***** DATA PROVIDED

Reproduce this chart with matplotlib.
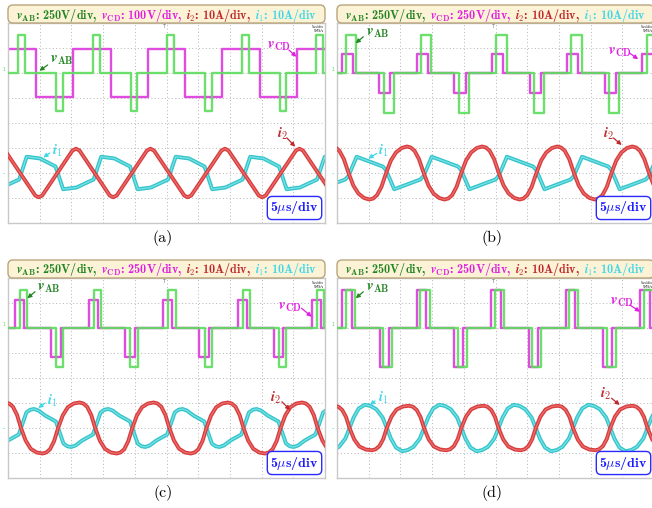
import matplotlib
matplotlib.use('Agg')
import matplotlib.pyplot as plt
from matplotlib.patches import FancyBboxPatch
from matplotlib.transforms import IdentityTransform
import numpy as np

plt.rcParams['mathtext.fontset'] = 'cm'

FIG_W, FIG_H = 652, 508

# scope screen: 10 div x 5 us wide, 8 div tall (voltage zero 2 div below top, current zero 2 div above bottom)
XMAX = 50.0
CAPTIONS = ['(a)', '(b)', '(c)', '(d)']
VAB_SCALE = [250, 250, 250, 250]
VCD_SCALE = [100, 250, 250, 250]
I_SCALE = [10, 10, 10, 10]
PERIOD = [11.75, 11.85, 11.7, 11.75]  # us

# switching edges within one period (us) and the level after each edge (V)
VAB_EDGE_T = [[1.6, 2.7, 7.6, 8.65], [1.42, 3.05, 7.35, 8.97],
              [1.9, 3.04, 7.6, 8.75], [1.37, 2.84, 7.27, 8.74]]
VAB_LEVEL = [[380, 0, -380, 0], [375, 0, -400, 0],
             [385, 0, -390, 0], [380, 0, -390, 0]]
VCD_EDGE_T = [[4.42, 10.3], [0.74, 2.5, 6.68, 8.42],
              [1.1, 2.52, 6.8, 8.3], [0.84, 2.3, 6.74, 8.2]]
VCD_LEVEL = [[-95, 95], [190, 0, -200, 0],
             [285, 0, -285, 0], [380, 0, -390, 0]]

# current vertices over one period (us, A)
I2_T = [[4.3, 4.85, 5.4, 10.17, 10.72, 11.27],
        [5.1, 5.7, 6.3, 7.0, 7.75, 8.5, 9.3, 10.2, 11.025, 11.625, 12.225, 12.925, 13.675, 14.425, 15.225, 16.125],
        [5.43, 6.03, 6.63, 7.28, 7.9, 8.63, 9.43, 10.38, 11.28, 11.88, 12.48, 13.13, 13.75, 14.48, 15.28, 16.23],
        [5.5, 6.1, 6.7, 7.3, 7.85, 8.6, 9.4, 10.4, 11.375, 11.975, 12.575, 13.175, 13.725, 14.475, 15.275, 16.275]]
I2_V = [[-9.0, -9.7, -9.0, 9.0, 9.7, 9.0],
        [-10.6, -10.2, -8.9, -5.6, 0, 5.0, 8.2, 10.0, 10.6, 10.2, 8.9, 5.6, 0, -5.0, -8.2, -10.0],
        [-10.2, -9.8, -8.5, -5.2, 0, 5.0, 8.3, 9.8, 10.2, 9.8, 8.5, 5.2, 0, -5.0, -8.3, -9.8],
        [-8.9, -8.5, -7.2, -4.4, 0, 4.6, 7.4, 8.6, 8.9, 8.5, 7.2, 4.4, 0, -4.6, -7.4, -8.6]]
I1_T = [[1.75, 2.95, 5.05, 7.5, 8.7, 10.8],
        [1.3, 1.8, 3.1, 7.225, 7.725, 9.025],
        [1.7, 2.9, 3.5, 4.1, 4.8, 5.85, 7.55, 8.75, 9.35, 9.95, 10.65, 11.7],
        [4.4, 5.3, 6.2, 7.2, 7.85, 8.5, 9.3, 10.275, 11.175, 12.075, 13.075, 13.725, 14.375, 15.175]]
I1_V = [[-2.6, 6.5, 5.8, 2.6, -6.5, -5.8],
        [-2.6, -1.2, 6.5, 2.6, 1.2, -6.5],
        [-2.6, 6.2, 7.3, 7.6, 7.0, 5.0, 2.6, -6.2, -7.3, -7.6, -7.0, -5.0],
        [9.3, 8.8, 7.5, 4.2, 0, -4.2, -7.8, -9.3, -8.8, -7.5, -4.2, 0, 4.2, 7.8]]

# label anchors (us, div) and arrows (tail, head)
VAB_LABEL_XY = [(6.7, 0.55), (4.5, 1.62), (4.6, 1.62), (4.5, 1.62)]
VAB_ARROW = [((6.26, 0.32), (4.94, 0.09)), ((4.15, 1.45), (2.95, 1.19)),
             ((4.26, 1.45), (3.05, 1.19)), ((4.15, 1.45), (2.95, 1.19))]
VCD_LABEL_XY = [(40.9, 1.1), (42.7, 0.85), (42.6, 0.85), (43.1, 1.05)]
VCD_ARROW = [((44.3, 0.92), (45.5, 0.65)), ((46.2, 0.79), (47.5, 0.55)),
             ((46.3, 0.79), (47.9, 0.45)), ((46.2, 0.92), (47.8, 0.65))]
I1_LABEL_XY = [(6.9, -3.12), (6.5, -3.12), (6.1, -2.93), (6.5, -2.78)]
I1_ARROW = [((6.6, -3.2), (5.57, -3.38)), ((6.26, -3.22), (4.94, -3.42)),
            ((5.84, -3.0), (4.78, -3.2)), ((6.0, -2.92), (5.2, -3.08))]
I2_LABEL_XY = [(42.4, -2.45), (42.0, -2.45), (41.3, -2.78), (41.5, -2.65)]
I2_ARROW = [((44.0, -2.6), (45.3, -2.95)), ((43.6, -2.6), (44.9, -2.88)),
            ((43.2, -2.95), (44.5, -3.28)), ((43.3, -2.81), (44.6, -3.08))]

# panel placement in image pixels (screen left, screen top)
PANEL_LEFT = [8, 337, 8, 337]
PANEL_TOP = [23, 23, 278, 278]
SCREEN_W, SCREEN_H = 317, 200

G_TRACE, M_TRACE, C_TRACE = '#5cdc5c', '#e04ce0', '#48d4d8'
G_TEXT, M_TEXT, R_TEXT, C_TEXT = '#238523', '#e020e0', '#c0282c', '#40d8e8'


def tile(ts, vs, period, lo=-2, hi=7):
    t = np.concatenate([np.asarray(ts, float) + k * period for k in range(lo, hi)])
    v = np.tile(np.asarray(vs, float), hi - lo)
    return t, v


fig = plt.figure(figsize=(FIG_W / 100, FIG_H / 100), dpi=100)
renderer = fig.canvas.get_renderer()


def put_header(left, top, vcd):
    box = FancyBboxPatch((left, FIG_H - top - 18), 317, 18,
                         boxstyle='round,pad=0,rounding_size=5',
                         transform=IdentityTransform(), fc='#fcf2d6',
                         ec='#b8a57c', lw=1.0, zorder=5)
    fig.add_artist(box)
    pieces = [(r'$\mathbfit{v}_{\mathbf{AB}}$: 250V/div,', G_TEXT),
              (r'$\mathbfit{v}_{\mathbf{CD}}$: %dV/div,' % vcd, M_TEXT),
              (r'$\mathbfit{i}_{\mathbf{2}}$: 10A/div,', R_TEXT),
              (r'$\mathbfit{i}_{\mathbf{1}}$: 10A/div', C_TEXT)]
    base = FIG_H - top - 13.5
    size = 9.0
    for rnd in range(2):
        arts, x = [], 0.0
        for s, c in pieces:
            t = fig.text(x, base, s, color=c, fontsize=size, family='cmb10',
                         va='baseline', ha='left', transform=IdentityTransform(),
                         zorder=6)
            bb = t.get_window_extent(renderer)
            arts.append(t)
            x = bb.x1 + size * 0.45
        total = x - size * 0.45
        if rnd == 0:
            for t in arts:
                t.remove()
            size = size * 302 / total
        else:
            shift = left + (317 - total) / 2
            for t in arts:
                px, py = t.get_position()
                t.set_position((px + shift, py))


for p in range(4):
    left, top = PANEL_LEFT[p], PANEL_TOP[p]
    ax = fig.add_axes([left / FIG_W, 1 - (top + SCREEN_H) / FIG_H,
                       SCREEN_W / FIG_W, SCREEN_H / FIG_H])
    ax.set_xlim(0, XMAX)
    ax.set_ylim(-6, 2)
    ax.set_xticks([])
    ax.set_yticks([])
    for s in ax.spines.values():
        s.set_color('#c8c8c8')
        s.set_linewidth(1.0)
    for k in range(1, 10):
        ax.axvline(k * 5, color='#b4b4b4', lw=0.7, ls=(0, (1, 2.5)), zorder=0)
    for k in range(-5, 2):
        ax.axhline(k, color='#b4b4b4', lw=0.7, ls=(0, (1, 2.5)), zorder=0)

    T = PERIOD[p]
    t, v = tile(VCD_EDGE_T[p], VCD_LEVEL[p], T)
    ax.step(t, v / VCD_SCALE[p], where='post', color=M_TRACE, lw=1.7, zorder=2)
    t, v = tile(VAB_EDGE_T[p], VAB_LEVEL[p], T)
    ax.step(t, v / VAB_SCALE[p], where='post', color=G_TRACE, lw=1.7, alpha=0.9, zorder=3)

    t, v = tile(I1_T[p], I1_V[p], T)
    ax.plot(t, v / I_SCALE[p] - 4, color='#34c4ca', lw=2.8, zorder=2, solid_joinstyle='round')
    ax.plot(t, v / I_SCALE[p] - 4, color='#78e2e6', lw=0.9, zorder=2, solid_joinstyle='round')
    t, v = tile(I2_T[p], I2_V[p], T)
    ax.plot(t, v / I_SCALE[p] - 4, color='#d83c3c', lw=2.8, zorder=3, solid_joinstyle='round')
    ax.plot(t, v / I_SCALE[p] - 4, color='#ea6e6e', lw=0.9, zorder=3, solid_joinstyle='round')

    lab = dict(fontsize=10.5, va='center', ha='left', zorder=8)
    ax.text(*VAB_LABEL_XY[p], r'$\mathbfit{v}_{\mathbf{AB}}$', color=G_TEXT, **lab)
    ax.text(*VCD_LABEL_XY[p], r'$\mathbfit{v}_{\mathbf{CD}}$', color=M_TEXT, **lab)
    ax.text(*I1_LABEL_XY[p], r'$\mathbfit{i}_{\mathbf{1}}$', color=C_TEXT, **lab)
    ax.text(*I2_LABEL_XY[p], r'$\mathbfit{i}_{\mathbf{2}}$', color=R_TEXT, **lab)
    for (tail, head), c in [(VAB_ARROW[p], G_TEXT), (VCD_ARROW[p], M_TEXT),
                            (I1_ARROW[p], C_TEXT), (I2_ARROW[p], R_TEXT)]:
        ax.annotate('', xy=head, xytext=tail, zorder=8,
                    arrowprops=dict(arrowstyle='-|>', color=c, lw=0.9,
                                    mutation_scale=6, shrinkA=0, shrinkB=0))

    ax.text(49.0, -5.74, r'5$\mu$s/div', family='cmb10', fontsize=10,
            color='#1a1aff', ha='right', va='bottom', zorder=9,
            bbox=dict(boxstyle='round,pad=0.22,rounding_size=0.35', fc='white',
                      ec='#2a2aff', lw=1.0))
    # small scope marks
    ax.text(-0.6, 0.15, '1', color=G_TRACE, fontsize=3.5, ha='center', va='center', clip_on=False)
    ax.text(-0.6, -4, '-', color=C_TRACE, fontsize=5, ha='center', va='center', clip_on=False)
    ax.text(24.6, 1.85, 'T', color='#707070', fontsize=3.5, ha='center', va='center')
    ax.text(49.8, 1.9, '5us/div\n5MS/s', color='#202020', fontsize=2.4, ha='right',
            va='top', linespacing=1.0)

    put_header(left, top - 18, VCD_SCALE[p])
    fig.text((left + 155) / FIG_W, 1 - (top + 215) / FIG_H, CAPTIONS[p],
             family='cmr10', fontsize=11.5, ha='center', va='center')

fig.savefig('out.png', dpi=100)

**********

*WHAT TO PRODUCE*
Repeat, word for word and with no pictures, only the lines running from the beginning of the data to the line that contains "PERIOD = [11.75, 11.85, 11.7, 11.75]".

*THE COMPLETED TASK*
Reproduce this chart with matplotlib.
import matplotlib
matplotlib.use('Agg')
import matplotlib.pyplot as plt
from matplotlib.patches import FancyBboxPatch
from matplotlib.transforms import IdentityTransform
import numpy as np

plt.rcParams['mathtext.fontset'] = 'cm'

FIG_W, FIG_H = 652, 508

# scope screen: 10 div x 5 us wide, 8 div tall (voltage zero 2 div below top, current zero 2 div above bottom)
XMAX = 50.0
CAPTIONS = ['(a)', '(b)', '(c)', '(d)']
VAB_SCALE = [250, 250, 250, 250]
VCD_SCALE = [100, 250, 250, 250]
I_SCALE = [10, 10, 10, 10]
PERIOD = [11.75, 11.85, 11.7, 11.75]  # us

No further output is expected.